The August Trials
By Andrew Kornbluth
Harvard University Press, £32
Reviewed by Mark Glanville
In August 1944, a series of trials was initiated in Poland to bring Nazi war criminals and their collaborators to justice. Polish resistance to Nazi occupation had been brave and ferocious. But in Neighbors, his 2000 study of the immolation of 400 Jews in Jedwabne by their gentile neighbours in July 1941, Jan T. Gross cast doubt on Poland’s official version of wartime events. Further revelations followed about Jedwabne in particular. Now, Andrew Kornbluth’s forensic examination of August trials documents, only recently made available for scrutiny, confirms that the Jedwabne pogrom was not an isolated event.
While Jews in towns and cities were being herded into ghettos and death camps by Germans, those in the countryside were at the mercy of peasant neighbours who, with German authorisation, had carte blanche to continue butchery that had begun in 1935 and extended beyond the war.

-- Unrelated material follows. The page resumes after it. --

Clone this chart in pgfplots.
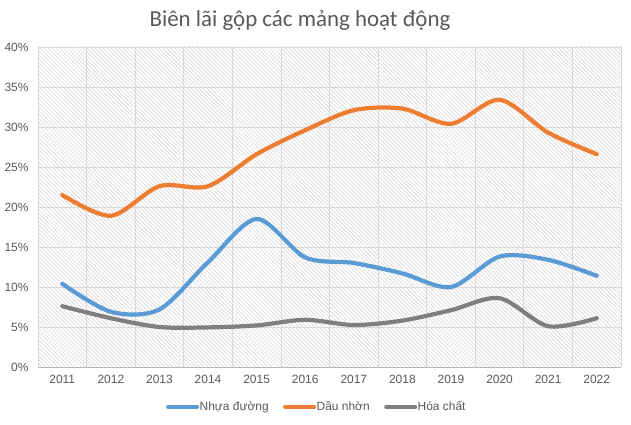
\documentclass[border=0pt]{standalone}
\usepackage{pgfplots}
\pgfplotsset{compat=1.18}
\usepackage{fontspec}
\setmainfont{Liberation Sans}
\newfontfamily\titlefont{Carlito}
\usetikzlibrary{patterns.meta}
\definecolor{cblue}{HTML}{5B9BD5}
\definecolor{corange}{HTML}{ED7D31}
\definecolor{cgray}{HTML}{7F7F7F}
\definecolor{txt}{HTML}{595959}
\definecolor{gridc}{HTML}{D9D9D9}
\definecolor{hatch}{HTML}{CFCFCF}
\begin{document}
\begin{tikzpicture}[x=1bp,y=1bp]
\path[use as bounding box] (0,0) rectangle (631,424);
\begin{axis}[
  at={(38bp,57bp)}, anchor=south west,
  scale only axis, width=583bp, height=320bp,
  xmin=-0.5, xmax=11.5, ymin=0, ymax=40,
  axis background/.style={pattern={Lines[angle=-45,distance=2.8bp,line width=0.5bp]}, pattern color=hatch},
  xtick={0,...,11},
  xticklabels={2011,2012,2013,2014,2015,2016,2017,2018,2019,2020,2021,2022},
  minor xtick={-0.5,0.5,...,11.5},
  ytick={0,5,...,40},
  yticklabel={\pgfmathprintnumber{\tick}\%},
  /pgf/number format/assume math mode=true,
  ymajorgrids, xminorgrids,
  grid style={gridc, line width=0.7bp},
  minor grid style={gridc, line width=0.7bp},
  axis x line*=bottom, axis y line*=left,
  y axis line style={draw=none},
  x axis line style={draw=gridc!85!black, line width=0.7bp},
  major tick length=0pt, minor tick length=0pt,
  ticklabel style={font=\fontsize{12}{14}\selectfont, text=txt},
  xticklabel style={yshift=-5bp},
  yticklabel style={xshift=-6bp},
  legend style={at={(0.477,-0.125)}, anchor=center, draw=none, fill=none,
    font=\fontsize{12}{14}\selectfont, text=txt, legend columns=-1,
    /tikz/every even column/.append style={column sep=14bp},
    nodes={inner sep=0.5bp},
    inner sep=0pt},
  legend image code/.code={\draw[#1, line width=4bp] (0bp,0bp) -- (29bp,0bp);},
  every axis plot/.append style={line width=4.2bp, smooth, tension=0.5, mark=none, line cap=round},
  clip=false,
]
\addplot[cblue] coordinates {(0,10.4)(1,6.9)(2,7.2)(3,13.1)(4,18.5)(5,13.7)(6,13.0)(7,11.7)(8,10.0)(9,13.8)(10,13.4)(11,11.4)};
\addlegendentry{Nhựa đường}
\addplot[corange] coordinates {(0,21.5)(1,18.9)(2,22.6)(3,22.6)(4,26.6)(5,29.6)(6,32.1)(7,32.3)(8,30.4)(9,33.4)(10,29.3)(11,26.6)};
\addlegendentry{Dầu nhờn}
\addplot[cgray] coordinates {(0,7.6)(1,6.1)(2,5.0)(3,4.95)(4,5.2)(5,5.9)(6,5.25)(7,5.8)(8,7.1)(9,8.6)(10,5.1)(11,6.1)};
\addlegendentry{Hóa chất}
\end{axis}
\node[text=txt, font=\titlefont\fontsize{23}{26}\selectfont] at (300,403) {Biên lãi gộp các mảng hoạt động};
\end{tikzpicture}
\end{document}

Polish-led pogroms during the Second World War appear to have been a kind of parallel holocaust, part of a continuous process to rid the country of its Jews.
As a result of actions taken by Germans and Poles during this period, 90 per cent of Poland’s 3.5 million Jewish population was exterminated.
Kornbluth’s detailing of cases makes difficult reading. Many Jews were simply captured and delivered to the Nazi-sponsored Blue Police for execution. Others were put to death in sadistic, brutal fashion by axe, hoe and pitchfork, tools of their peasant tormentors.
The August trials began with no knowledge of the Final Solution. Conducted in a serious and responsible manner, their revelations discomfited judges who frequently shared the antisemitic views of the accused, not least because, under the trials’ terms, the penalty for murder was death, a sentence Polish justice had previously been disinclined to impose.
Many of the murders involved collusion, rendering the crime collective. Laws relating to the August trials mutated during their years of operation, eventually allowing such collusion to be criminalised. This led to a larger number of people being brought to trial. Flustered judges doled out lenient sentences. Cases were frequently dismissed altogether on appeal. Two Poles who took the children of concerned Jewish parents to “safety” on a train for thousands of zlotys, would jump off, sending them to their deaths, but instead of the death penalty they received a 12-year sentence —it was impossible to ascertain officially that the children had died.
In 1956, Poland received a significant degree of sovereignty. The unpopular August trials were wound down and a process of de-Stalinisation ensued.
In pardoning acts of resistance to Stalinism and war-time murders of Jews simultaneously, the government created a sense that the two phenomena were connected, not least because, in the minds of many Poles, Jews and Communism were inextricably linked.
The destruction of both Poland’s Jewry, by the Nazis and their collaborators, and later the country’s Stalinist landowners and mercantile class, opened the way for a new, ethnically Polish middle-class. In 2018, an “Amendment to the Law on the Institute of National Remembrance” decreed up to three years in prison for anyone who “attributes to the Polish Nation or Polish State… co-responsibility for Nazi crimes committed by the Third Reich.”
Modern Poland was, arguably, born in blood, under the baleful influence of foreign invaders. No wonder the country’s dominant Party of Law and Justice is keen to suppress scholarship that reveals malign aspects of its history.